* _BRIEF_
Leave out the pictures, and write out exactly the lines from the beginning of the material to the line holding "4.3e-3, 4.3e-3, 9.1e-3];", that line included, and nothing else.

* _COLLECTED MATERIAL_

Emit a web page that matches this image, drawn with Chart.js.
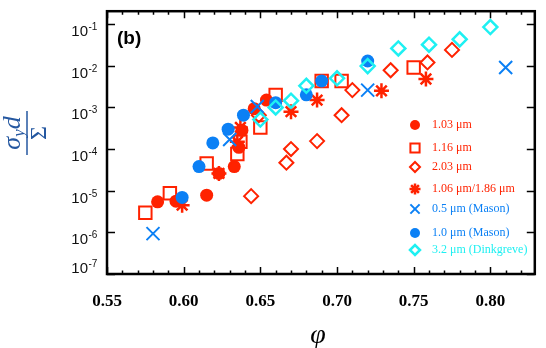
<!DOCTYPE html>
<html>
<head>
<meta charset="utf-8">
<script src="https://cdn.jsdelivr.net/npm/chart.js@4.4.1/dist/chart.umd.min.js"></script>
<style>
  html, body { margin: 0; padding: 0; background: #fff; }
</style>
</head>
<body>
<canvas id="yieldChart" width="546" height="348"></canvas>
<script>
const RED = "#ff2200";
const BLUE = "#0b80f5";
const CYAN = "#1ef0f2";
const TITLE_BLUE = "#2457a0";

// volume fraction phi and sigma_y d / Sigma
const phi103 = [0.583, 0.595, 0.615, 0.623, 0.633, 0.636, 0.638, 0.646, 0.654];
const val103 = [5.4e-6, 5.6e-6, 7.8e-6, 2.6e-5, 3.8e-5, 1.1e-4, 2.8e-4, 9.3e-4, 1.5e-3];

const phi116 = [0.575, 0.591, 0.615, 0.635, 0.637, 0.650, 0.660, 0.690, 0.703, 0.750];
const val116 = [2.95e-6, 8.7e-6, 4.5e-5, 7.6e-5, 1.5e-4, 3.3e-4, 2.0e-3, 4.3e-3, 4.3e-3, 9.1e-3];

const phi203 = [0.644, 0.649, 0.667, 0.670, 0.687, 0.703, 0.710, 0.735, 0.759, 0.775];
const val203 = [7.4e-6, 6.5e-4, 4.7e-5, 1.0e-4, 1.55e-4, 6.5e-4, 2.6e-3, 7.8e-3, 1.2e-2, 2.4e-2];

const phi106 = [0.599, 0.623, 0.635, 0.637, 0.670, 0.687, 0.729, 0.758];
const val106 = [4.5e-6, 2.6e-5, 1.5e-4, 3.3e-4, 7.9e-4, 1.5e-3, 2.5e-3, 4.8e-3];

const phiMason05 = [0.580, 0.630, 0.648, 0.720, 0.810];
const valMason05 = [9.3e-7, 1.7e-4, 1.05e-3, 2.6e-3, 9.1e-3];

const phiMason10 = [0.599, 0.610, 0.619, 0.629, 0.639, 0.660, 0.680, 0.690, 0.720];
const valMason10 = [6.9e-6, 3.8e-5, 1.4e-4, 3.0e-4, 6.5e-4, 1.3e-3, 2.0e-3, 4.3e-3, 1.3e-2];

const phiDink = [0.650, 0.660, 0.670, 0.680, 0.700, 0.720, 0.740, 0.760, 0.780, 0.800];
const valDink = [5.1e-4, 1.0e-3, 1.45e-3, 3.3e-3, 5.0e-3, 9.8e-3, 2.6e-2, 3.2e-2, 4.3e-2, 8.5e-2];

const xTicks = [0.55, 0.60, 0.65, 0.70, 0.75, 0.80];
const xMinorTicks = [0.56, 0.57, 0.58, 0.59, 0.61, 0.62, 0.63, 0.64, 0.66, 0.67, 0.68, 0.69,
  0.71, 0.72, 0.73, 0.74, 0.76, 0.77, 0.78, 0.79, 0.81, 0.82];
const yTicks = [-1, -2, -3, -4, -5, -6, -7];

const legendLabels = ["1.03 \u03bcm", "1.16 \u03bcm", "2.03 \u03bcm", "1.06 \u03bcm/1.86 \u03bcm",
  "0.5 \u03bcm (Mason)", "1.0 \u03bcm (Mason)", "3.2 \u03bcm (Dinkgreve)"];

const pts = (xs, ys) => xs.map((x, i) => ({ x: x, y: ys[i] }));

const series = [
  { data: pts(phi103, val103), pointStyle: "circle", pointRadius: 6.5, backgroundColor: RED, borderColor: RED, borderWidth: 0, order: 4 },
  { data: pts(phi116, val116), pointStyle: "rect", pointRadius: 8.8, backgroundColor: "rgba(0,0,0,0)", borderColor: RED, borderWidth: 2, order: 5 },
  { data: pts(phi203, val203), pointStyle: "rectRot", pointRadius: 7, backgroundColor: "rgba(0,0,0,0)", borderColor: RED, borderWidth: 2, order: 6 },
  { data: pts(phi106, val106), pointStyle: "star", pointRadius: 7.5, backgroundColor: RED, borderColor: RED, borderWidth: 2.5, order: 3 },
  { data: pts(phiMason05, valMason05), pointStyle: "crossRot", pointRadius: 9.2, backgroundColor: BLUE, borderColor: BLUE, borderWidth: 2, order: 2 },
  { data: pts(phiMason10, valMason10), pointStyle: "circle", pointRadius: 6.5, backgroundColor: BLUE, borderColor: BLUE, borderWidth: 0, order: 1 },
  { data: pts(phiDink, valDink), pointStyle: "rectRot", pointRadius: 7, backgroundColor: "rgba(0,0,0,0)", borderColor: CYAN, borderWidth: 2.5, order: 0 }
];

const legendColors = [RED, RED, RED, RED, BLUE, BLUE, CYAN];
const legendY = [125, 148, 167, 189, 209, 233, 250];
const legendMarkR = [5, 6.5, 5, 5.5, 6.5, 5, 5];

// frame, inward ticks, tick labels, titles and legend
const framePlugin = {
  id: "frame",
  afterDraw(chart) {
    const { ctx, chartArea: a, scales: { x, y } } = chart;
    ctx.save();
    ctx.strokeStyle = "#000";
    ctx.lineCap = "butt";

    ctx.lineWidth = 1.5;
    ctx.beginPath();
    xMinorTicks.forEach(v => {
      const px = Math.round(x.getPixelForValue(v)) + 0.5;
      ctx.moveTo(px, a.bottom); ctx.lineTo(px, a.bottom - 3.5);
      ctx.moveTo(px, a.top); ctx.lineTo(px, a.top + 3.5);
    });
    xTicks.forEach(v => {
      const px = Math.round(x.getPixelForValue(v)) + 0.5;
      ctx.moveTo(px, a.bottom); ctx.lineTo(px, a.bottom - 7);
      ctx.moveTo(px, a.top); ctx.lineTo(px, a.top + 7);
    });
    yTicks.forEach(e => {
      const py = Math.round(y.getPixelForValue(Math.pow(10, e))) + 0.5;
      ctx.moveTo(a.left, py); ctx.lineTo(a.left + 8, py);
      ctx.moveTo(a.right, py); ctx.lineTo(a.right - 8, py);
    });
    ctx.stroke();

    ctx.lineWidth = 2.5;
    ctx.strokeRect(a.left, a.top, a.right - a.left, a.bottom - a.top);

    // x tick labels
    ctx.fillStyle = "#000";
    ctx.font = "bold 17px 'Liberation Serif', serif";
    ctx.textAlign = "center";
    ctx.textBaseline = "alphabetic";
    xTicks.forEach(v => {
      ctx.fillText(v.toFixed(2), x.getPixelForValue(v), 306);
    });

    // y tick labels 10^n
    ctx.fillStyle = "#111";
    yTicks.forEach(e => {
      const py = y.getPixelForValue(Math.pow(10, e));
      const base = e === -7 ? py - 1 : py + 12;
      ctx.font = "15px 'Liberation Sans', Arial, sans-serif";
      ctx.textAlign = "right";
      ctx.fillText("10", 88, base);
      ctx.font = "10px 'Liberation Sans', Arial, sans-serif";
      ctx.textAlign = "left";
      ctx.fillText(String(e), 88.5, base - 6);
    });

    // panel label
    ctx.font = "bold 19px 'Liberation Sans', Arial, sans-serif";
    ctx.fillStyle = "#000";
    ctx.textAlign = "left";
    ctx.textBaseline = "middle";
    ctx.fillText("(b)", 117, 39);

    // x title
    ctx.font = "italic 28px 'Liberation Serif', serif";
    ctx.textAlign = "center";
    ctx.textBaseline = "alphabetic";
    ctx.fillText("\u03c6", 318, 343);

    // y title, a fraction turned on its side
    ctx.save();
    ctx.translate(27, 133);
    ctx.rotate(-Math.PI / 2);
    ctx.fillStyle = TITLE_BLUE;
    ctx.strokeStyle = TITLE_BLUE;
    const big = "italic 26px 'Liberation Serif', serif";
    const small = "italic 17px 'Liberation Serif', serif";
    ctx.font = big;
    const wS = ctx.measureText("\u03c3").width;
    const wD = ctx.measureText("d").width;
    ctx.font = small;
    const wY = ctx.measureText("y").width;
    let u = -(wS + wY + wD) / 2;
    ctx.textAlign = "left";
    ctx.font = big;
    ctx.fillText("\u03c3", u, -7);
    u += wS;
    ctx.font = small;
    ctx.fillText("y", u, -3);
    u += wY;
    ctx.font = big;
    ctx.fillText("d", u, -7);
    ctx.lineWidth = 1.5;
    ctx.beginPath();
    ctx.moveTo(-22, 0); ctx.lineTo(22, 0);
    ctx.stroke();
    ctx.font = "24px 'Liberation Serif', serif";
    ctx.textAlign = "center";
    ctx.fillText("\u03a3", 0, 19);
    ctx.restore();

    // legend
    ctx.font = "12px 'Liberation Serif', serif";
    ctx.textAlign = "left";
    ctx.textBaseline = "middle";
    series.forEach((s, i) => {
      const ly = legendY[i];
      ctx.fillStyle = s.backgroundColor;
      ctx.strokeStyle = s.borderColor;
      ctx.lineWidth = s.borderWidth || 0;
      Chart.helpers.drawPoint(ctx, { pointStyle: s.pointStyle, radius: legendMarkR[i], rotation: 0, borderWidth: s.borderWidth }, 415, ly);
      ctx.fillStyle = legendColors[i];
      ctx.fillText(legendLabels[i], 432, ly);
    });
    ctx.restore();
  }
};

new Chart(document.getElementById("yieldChart"), {
  type: "scatter",
  data: {
    datasets: series.map((s, i) => ({
      label: legendLabels[i],
      data: s.data,
      pointStyle: s.pointStyle,
      pointRadius: s.pointRadius,
      pointHoverRadius: s.pointRadius,
      backgroundColor: s.backgroundColor,
      borderColor: s.borderColor,
      borderWidth: s.borderWidth,
      order: s.order
    }))
  },
  options: {
    responsive: false,
    animation: false,
    devicePixelRatio: 1,
    layout: { padding: { left: 107, right: 8, top: 7, bottom: 74 } },
    scales: {
      x: { type: "linear", min: 0.55, max: 0.829, display: false },
      y: { type: "logarithmic", min: 1e-7, max: 0.204, display: false }
    },
    plugins: {
      legend: { display: false },
      tooltip: { enabled: false }
    }
  },
  plugins: [framePlugin]
});
</script>
</body>
</html>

* _CORRECT ANSWER_
Emit a web page that matches this image, drawn with Chart.js.
<!DOCTYPE html>
<html>
<head>
<meta charset="utf-8">
<script src="https://cdn.jsdelivr.net/npm/chart.js@4.4.1/dist/chart.umd.min.js"></script>
<style>
  html, body { margin: 0; padding: 0; background: #fff; }
</style>
</head>
<body>
<canvas id="yieldChart" width="546" height="348"></canvas>
<script>
const RED = "#ff2200";
const BLUE = "#0b80f5";
const CYAN = "#1ef0f2";
const TITLE_BLUE = "#2457a0";

// volume fraction phi and sigma_y d / Sigma
const phi103 = [0.583, 0.595, 0.615, 0.623, 0.633, 0.636, 0.638, 0.646, 0.654];
const val103 = [5.4e-6, 5.6e-6, 7.8e-6, 2.6e-5, 3.8e-5, 1.1e-4, 2.8e-4, 9.3e-4, 1.5e-3];

const phi116 = [0.575, 0.591, 0.615, 0.635, 0.637, 0.650, 0.660, 0.690, 0.703, 0.750];
const val116 = [2.95e-6, 8.7e-6, 4.5e-5, 7.6e-5, 1.5e-4, 3.3e-4, 2.0e-3, 4.3e-3, 4.3e-3, 9.1e-3];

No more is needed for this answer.